A report by the Australian Bureau of Resources and Energy Economics (BREE) released in March 2013 showed that labour productivity in the Australian mining sector had declined by close to 50% since 2001 (see figure 1). While these findings are dramatic they did identify that it was attributable in part to the incapability of productivity measurements to take into account mining specific variables over this time, such as declining feed grade.
Adjusting for factors such as declining grades and volatility in commodity prices actually indicated that multi-factor productivity (MFP) had risen slightly between 1985 and 2010 but this just highlights another major consideration for the mining industry, that we are facing ever declining feed grades and quality and need to be making considerable investment simply to keep up. The upshot of this is that while value has been added the declining grades mean that more energy is required to sustain productivity and consequently the energy productivity has declined. (See figure 2).
A recent report by PwC has again raised the issue that mining organisations should be focusing on increasing productivity, rather than simply focusing on reducing costs.
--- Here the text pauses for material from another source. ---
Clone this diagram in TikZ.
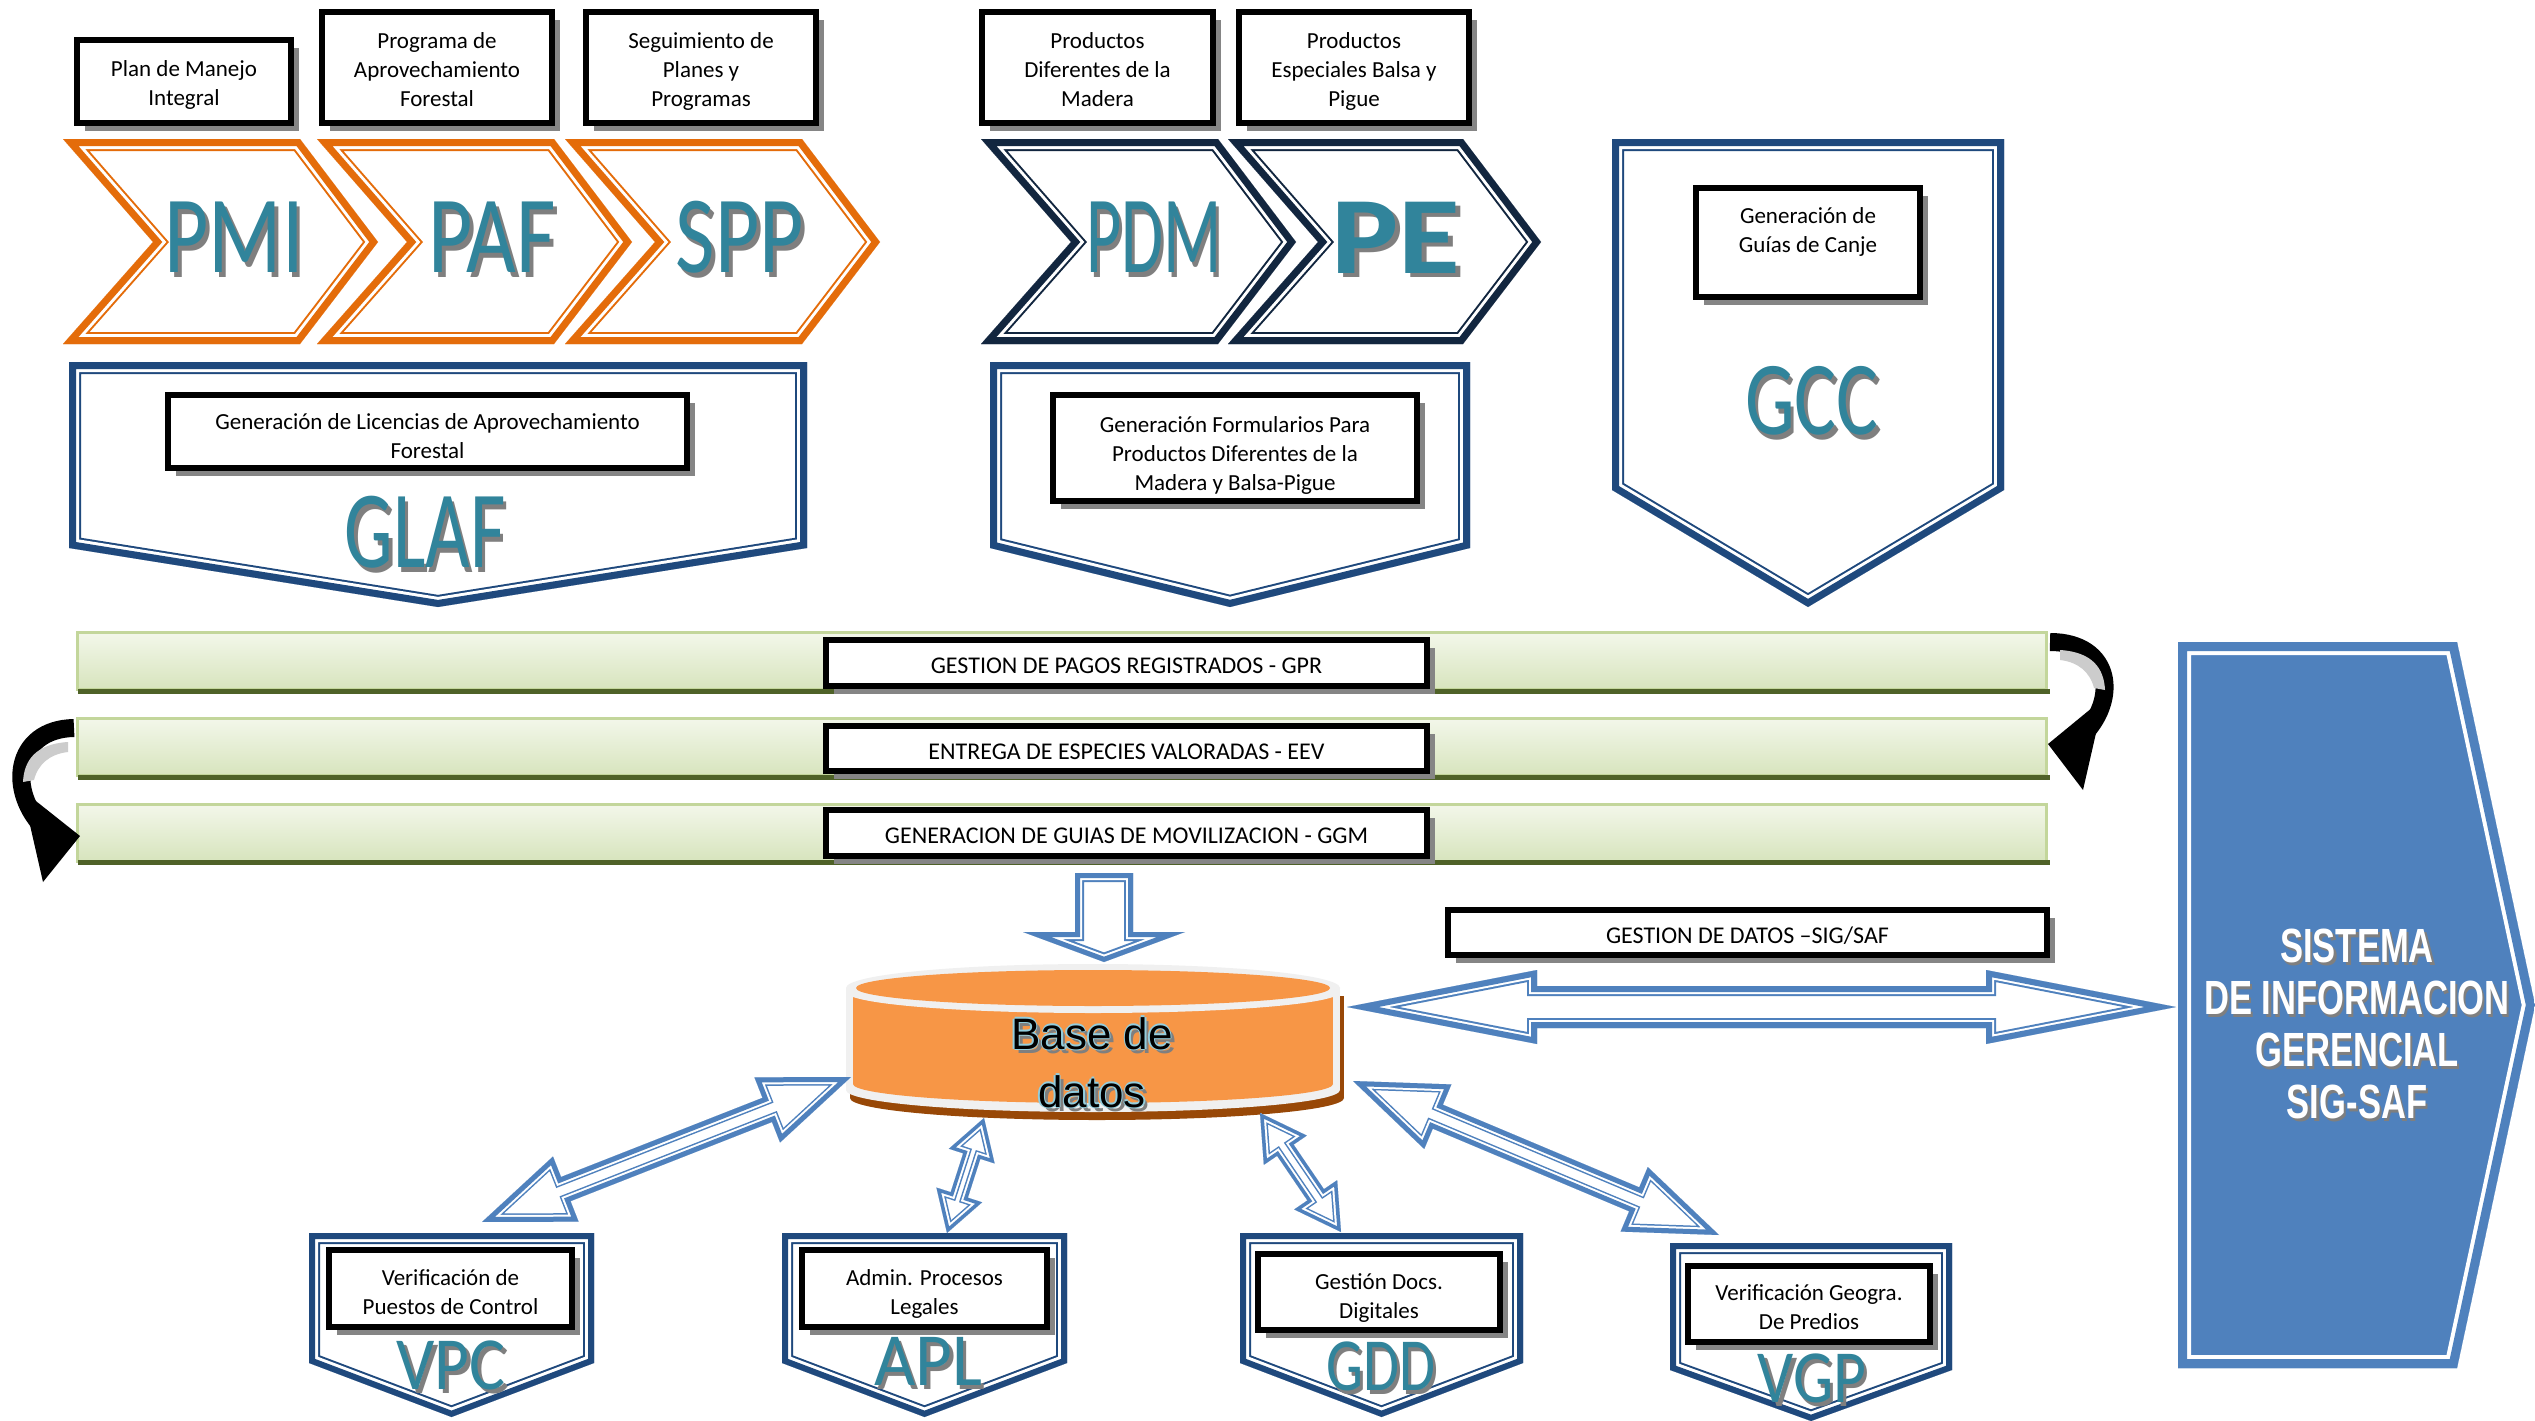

The report demonstrates that no longer can miners focus on expansion at any price – the so called “volume frenzy”- and simply rely on high commodity prices to maintain profitability and deliver shareholder returns. Rather, fluctuating commodity prices combined with a ballooning cost base have reduced profits and challenged asset values. This has prompted an urgent need for better capital investment disciplines as well as a closer focus on productivity.
What is clear from all of these statistics is that at some point in the very near future mining organisations need to shift focus from cutting costs to promoting productivity. This has been recognised by industry leaders such as Andrew Mackenzie, CEO of BHPB quoting “We’ve put an extreme focus on issues of productivity and capital discipline, which really are very close to my heart.” In AFR Boss, March 2013 and Mark Cutafani, CEO of Anglo American saying “we must work with each other to create a new set of mining models that deliver step-changes in cost and other key performance metrics”. However, making that change in thinking is much harder in practice.
A report on mining business risk by Ernst and Young highlighted this recognition. Productivity is now seen as the greatest risk to growth in the sector ahead of capital allocation and social licence to operate. The question is, what is the best way to promote the structural changes that are needed to generate these productivity improvements?
The underlying themes for productivity improvements that we keep seeing revolve around understanding the fundamentals of processing at a much higher level. The work done by groups like CRC ORE with developments such as Grade Engineering and by various groups in geometallurgy systems development are a step in the right direction but need further development to gain widespread support in the industry.
One thing that is consistent is that step-change technical breakthroughs in productivity need to have a much better fundamental understanding of the feed material for operations. Forward thinking companies have made good investments in process mineralogy and ore body characterisation in recent years but to make a significant impact this needs to become mainstream. For low grade complex deposits a sound understanding of the mineralogy can drive effective process development at lower risk, which is a level of understanding we will need more and more in coming years.